The miners were producing plenty of thermal energy—it just wasn’t getting into the concrete where it belonged.

A larger or dual heat exchanger would:

  • Absorb far more heat into the slab

  • Reduce waste heat dumping

  • Improve miner temperature stability

  • Lower overall operating costs

Lesson learned: your heat exchanger is the “throat” of the system—if it’s undersized, your whole design suffers.

Improved Control Sequence: The Thermostat Now Runs the Glycol Pump

One of the biggest improvements came from a simple control change:

The thermostat now controls the glycol pump directly.

  • When the shop is cold → the thermostat starts the glycol pump.

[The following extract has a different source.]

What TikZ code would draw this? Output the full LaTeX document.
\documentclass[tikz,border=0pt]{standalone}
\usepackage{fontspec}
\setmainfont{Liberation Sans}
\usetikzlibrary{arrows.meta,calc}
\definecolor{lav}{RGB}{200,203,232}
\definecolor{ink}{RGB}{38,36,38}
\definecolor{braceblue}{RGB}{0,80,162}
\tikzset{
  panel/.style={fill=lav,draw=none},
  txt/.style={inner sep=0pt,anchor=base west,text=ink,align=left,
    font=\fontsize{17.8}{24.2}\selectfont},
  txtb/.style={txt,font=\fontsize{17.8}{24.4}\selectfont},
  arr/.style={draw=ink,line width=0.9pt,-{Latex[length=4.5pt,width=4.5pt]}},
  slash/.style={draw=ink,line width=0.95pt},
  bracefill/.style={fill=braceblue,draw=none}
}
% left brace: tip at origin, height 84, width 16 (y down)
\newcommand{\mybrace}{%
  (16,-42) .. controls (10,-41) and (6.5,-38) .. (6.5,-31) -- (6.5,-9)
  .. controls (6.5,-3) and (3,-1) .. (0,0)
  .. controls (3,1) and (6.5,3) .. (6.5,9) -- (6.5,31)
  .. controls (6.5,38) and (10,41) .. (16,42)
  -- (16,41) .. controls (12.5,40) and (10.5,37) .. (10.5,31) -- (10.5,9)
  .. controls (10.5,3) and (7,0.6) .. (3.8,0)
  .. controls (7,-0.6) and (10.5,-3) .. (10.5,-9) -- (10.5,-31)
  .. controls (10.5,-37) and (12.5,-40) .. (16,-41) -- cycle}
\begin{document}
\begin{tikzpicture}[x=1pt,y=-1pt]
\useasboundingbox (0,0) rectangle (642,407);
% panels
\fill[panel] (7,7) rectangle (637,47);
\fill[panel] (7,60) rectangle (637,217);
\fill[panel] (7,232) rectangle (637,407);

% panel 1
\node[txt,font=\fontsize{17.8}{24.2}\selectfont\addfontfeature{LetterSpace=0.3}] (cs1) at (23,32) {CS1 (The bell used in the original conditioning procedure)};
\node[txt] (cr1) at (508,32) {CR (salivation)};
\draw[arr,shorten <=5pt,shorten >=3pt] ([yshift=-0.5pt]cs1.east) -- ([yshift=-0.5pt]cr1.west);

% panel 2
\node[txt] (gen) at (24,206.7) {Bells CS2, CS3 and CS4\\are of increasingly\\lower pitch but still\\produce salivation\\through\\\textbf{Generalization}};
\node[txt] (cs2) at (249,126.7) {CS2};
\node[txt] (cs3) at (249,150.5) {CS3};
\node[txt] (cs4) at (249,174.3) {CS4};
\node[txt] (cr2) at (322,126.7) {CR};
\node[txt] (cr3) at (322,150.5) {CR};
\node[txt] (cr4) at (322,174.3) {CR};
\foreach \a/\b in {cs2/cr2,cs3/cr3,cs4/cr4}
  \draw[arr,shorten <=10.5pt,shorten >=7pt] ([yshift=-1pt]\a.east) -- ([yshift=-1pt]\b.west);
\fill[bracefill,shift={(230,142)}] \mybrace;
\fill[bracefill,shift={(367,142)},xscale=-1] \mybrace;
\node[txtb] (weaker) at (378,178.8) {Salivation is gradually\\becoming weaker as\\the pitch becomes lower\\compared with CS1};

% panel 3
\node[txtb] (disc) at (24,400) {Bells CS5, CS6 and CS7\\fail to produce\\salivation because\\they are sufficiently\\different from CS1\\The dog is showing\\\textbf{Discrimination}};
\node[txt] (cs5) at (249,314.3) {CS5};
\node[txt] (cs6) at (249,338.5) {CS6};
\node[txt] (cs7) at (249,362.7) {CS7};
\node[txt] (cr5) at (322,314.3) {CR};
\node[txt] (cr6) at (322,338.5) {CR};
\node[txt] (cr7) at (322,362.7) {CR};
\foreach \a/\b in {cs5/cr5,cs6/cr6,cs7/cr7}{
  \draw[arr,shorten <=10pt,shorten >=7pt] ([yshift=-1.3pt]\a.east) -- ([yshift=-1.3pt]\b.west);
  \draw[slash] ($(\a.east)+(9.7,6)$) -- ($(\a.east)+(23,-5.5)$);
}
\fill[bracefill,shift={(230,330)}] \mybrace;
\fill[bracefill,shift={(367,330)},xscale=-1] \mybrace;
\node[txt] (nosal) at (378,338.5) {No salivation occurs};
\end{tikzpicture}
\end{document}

  • When the shop reaches temperature → the thermostat shuts the pump off.

This ensures:

  • The floor only pulls heat when it’s needed.

  • The slab doesn’t become a runaway heat sink.

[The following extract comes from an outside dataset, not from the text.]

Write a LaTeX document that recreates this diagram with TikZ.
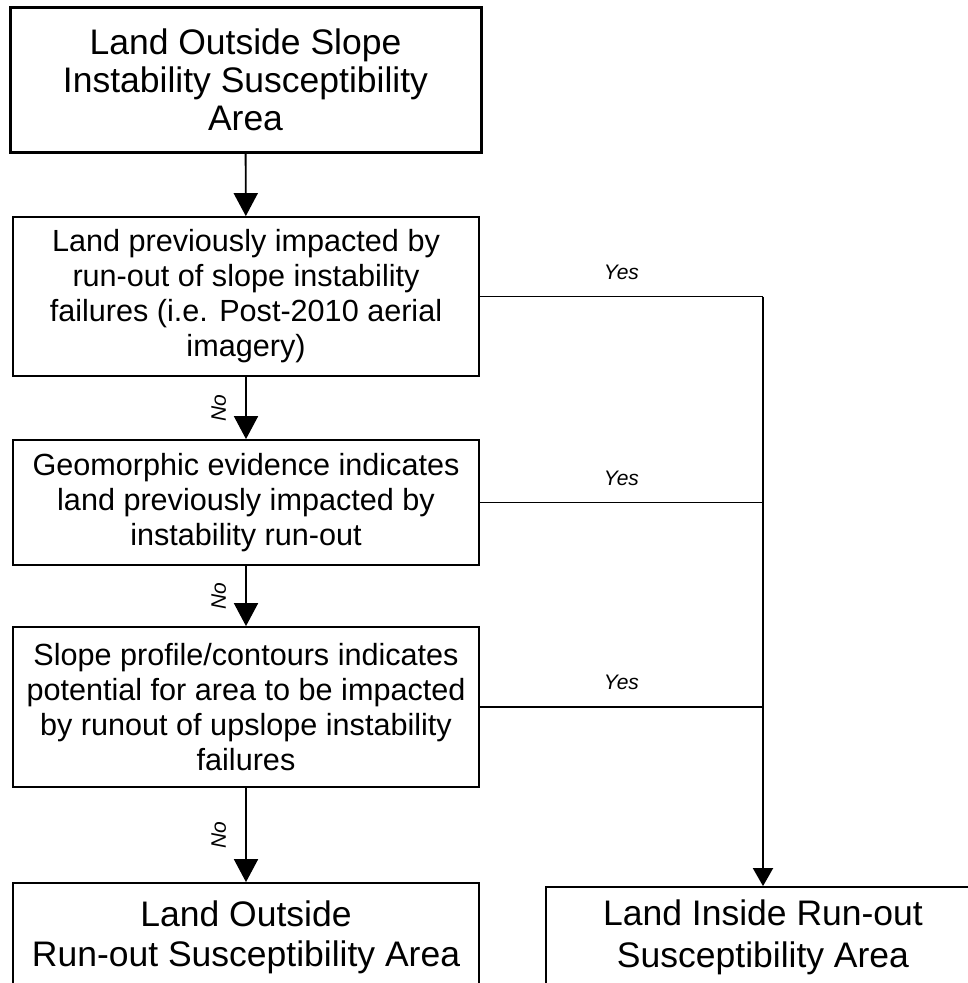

  • Miners aren’t forced into huge thermal swings.

  • The hydronic loop acts as a demand-based heat absorber.

This pump-controlled strategy works far better than relying on a 3-way valve because it introduces gentle, predictable load changes that immersion systems can tolerate.

Lesson learned: in hydronics, sequencing is as important as plumbing.

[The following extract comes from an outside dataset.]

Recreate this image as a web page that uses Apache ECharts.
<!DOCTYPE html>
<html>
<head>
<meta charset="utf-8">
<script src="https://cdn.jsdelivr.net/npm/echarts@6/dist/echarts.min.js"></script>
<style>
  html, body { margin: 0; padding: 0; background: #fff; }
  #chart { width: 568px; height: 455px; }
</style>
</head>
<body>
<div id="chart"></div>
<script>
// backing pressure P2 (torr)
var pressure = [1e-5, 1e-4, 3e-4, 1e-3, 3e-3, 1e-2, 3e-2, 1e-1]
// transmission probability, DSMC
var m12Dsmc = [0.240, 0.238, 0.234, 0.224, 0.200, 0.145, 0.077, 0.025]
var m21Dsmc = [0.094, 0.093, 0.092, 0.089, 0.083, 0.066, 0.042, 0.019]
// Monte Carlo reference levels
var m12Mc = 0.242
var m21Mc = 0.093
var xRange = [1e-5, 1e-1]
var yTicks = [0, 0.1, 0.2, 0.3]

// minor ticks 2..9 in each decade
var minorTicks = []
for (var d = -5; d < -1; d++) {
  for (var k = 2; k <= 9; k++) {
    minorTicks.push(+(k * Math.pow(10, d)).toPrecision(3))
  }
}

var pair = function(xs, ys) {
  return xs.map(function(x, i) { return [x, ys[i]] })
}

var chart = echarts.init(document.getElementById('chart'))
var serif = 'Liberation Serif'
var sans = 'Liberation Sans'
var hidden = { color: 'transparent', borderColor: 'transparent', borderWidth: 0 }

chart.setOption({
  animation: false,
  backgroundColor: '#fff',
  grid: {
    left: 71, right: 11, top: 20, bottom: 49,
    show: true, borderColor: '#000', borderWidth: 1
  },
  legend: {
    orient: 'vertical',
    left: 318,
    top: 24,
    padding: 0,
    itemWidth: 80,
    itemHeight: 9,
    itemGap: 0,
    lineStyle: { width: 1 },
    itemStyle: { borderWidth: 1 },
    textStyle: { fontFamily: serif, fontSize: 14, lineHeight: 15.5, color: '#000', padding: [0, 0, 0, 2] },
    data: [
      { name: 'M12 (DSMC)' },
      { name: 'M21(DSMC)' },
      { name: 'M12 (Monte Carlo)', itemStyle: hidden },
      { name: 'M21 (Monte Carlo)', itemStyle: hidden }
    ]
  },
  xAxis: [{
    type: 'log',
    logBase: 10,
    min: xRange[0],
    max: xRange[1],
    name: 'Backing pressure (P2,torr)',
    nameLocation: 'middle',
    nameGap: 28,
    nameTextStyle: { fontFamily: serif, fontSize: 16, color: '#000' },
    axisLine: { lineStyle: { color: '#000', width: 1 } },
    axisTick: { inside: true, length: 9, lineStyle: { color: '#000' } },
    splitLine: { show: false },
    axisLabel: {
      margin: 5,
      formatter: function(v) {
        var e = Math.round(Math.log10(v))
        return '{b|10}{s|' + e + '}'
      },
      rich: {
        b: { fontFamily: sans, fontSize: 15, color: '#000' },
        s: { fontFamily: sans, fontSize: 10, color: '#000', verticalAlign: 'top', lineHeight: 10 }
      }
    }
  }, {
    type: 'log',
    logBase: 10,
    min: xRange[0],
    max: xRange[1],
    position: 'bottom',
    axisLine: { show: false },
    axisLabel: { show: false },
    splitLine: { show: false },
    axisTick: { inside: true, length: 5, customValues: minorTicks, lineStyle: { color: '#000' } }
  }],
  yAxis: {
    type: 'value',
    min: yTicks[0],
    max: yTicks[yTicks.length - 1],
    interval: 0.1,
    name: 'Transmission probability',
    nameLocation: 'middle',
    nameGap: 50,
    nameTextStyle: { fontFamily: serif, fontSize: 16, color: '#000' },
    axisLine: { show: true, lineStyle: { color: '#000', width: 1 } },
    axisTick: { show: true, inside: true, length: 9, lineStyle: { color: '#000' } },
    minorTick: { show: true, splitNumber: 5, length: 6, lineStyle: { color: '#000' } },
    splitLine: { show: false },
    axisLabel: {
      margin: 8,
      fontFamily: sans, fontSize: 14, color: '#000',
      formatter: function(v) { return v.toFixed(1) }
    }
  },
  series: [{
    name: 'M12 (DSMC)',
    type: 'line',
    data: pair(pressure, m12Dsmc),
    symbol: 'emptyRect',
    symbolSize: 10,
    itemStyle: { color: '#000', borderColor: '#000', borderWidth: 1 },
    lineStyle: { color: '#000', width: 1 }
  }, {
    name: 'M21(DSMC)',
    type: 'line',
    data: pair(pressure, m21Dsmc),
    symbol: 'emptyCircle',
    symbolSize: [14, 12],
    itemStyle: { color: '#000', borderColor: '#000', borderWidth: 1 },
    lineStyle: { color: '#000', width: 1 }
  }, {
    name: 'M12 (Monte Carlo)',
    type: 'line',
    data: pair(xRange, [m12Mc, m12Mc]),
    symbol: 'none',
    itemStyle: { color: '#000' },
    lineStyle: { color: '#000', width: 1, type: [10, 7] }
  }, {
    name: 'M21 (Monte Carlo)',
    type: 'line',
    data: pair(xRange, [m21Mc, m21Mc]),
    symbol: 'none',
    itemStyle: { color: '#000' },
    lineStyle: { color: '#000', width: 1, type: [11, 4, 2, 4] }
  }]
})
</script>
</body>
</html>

Time, Energy, Money… and Why It Was Still Worth It

Every redesign cost something:

  • Time draining, flushing, rewiring, and replumbing

  • Energy wrestling with pumps, fittings, and troubleshooting

  • Money replacing fluids, valves, and components

But every dollar and hour taught me something I couldn’t have learned any other way.

Key takeaways from the entire project:

  1. Immersion miners crave stable, predictable temperatures.

  2. Avoid binary control in thermal systems—modulate whenever possible.

  3. Dry coolers trap fluid; plan for proper purge systems.

  4. Heat exchangers determine how much heat you can actually recover.

  5. Pump-based control sequencing stabilizes the system far better than simple valves.

  6. Once dialed in, heating with Bitcoin mining is powerful, efficient, and incredibly satisfying.

I’m heating a shop with Bitcoin miners—and I learned every lesson the hard way. But now that the system is dialed in, the blueprint for future installations is stronger than ever.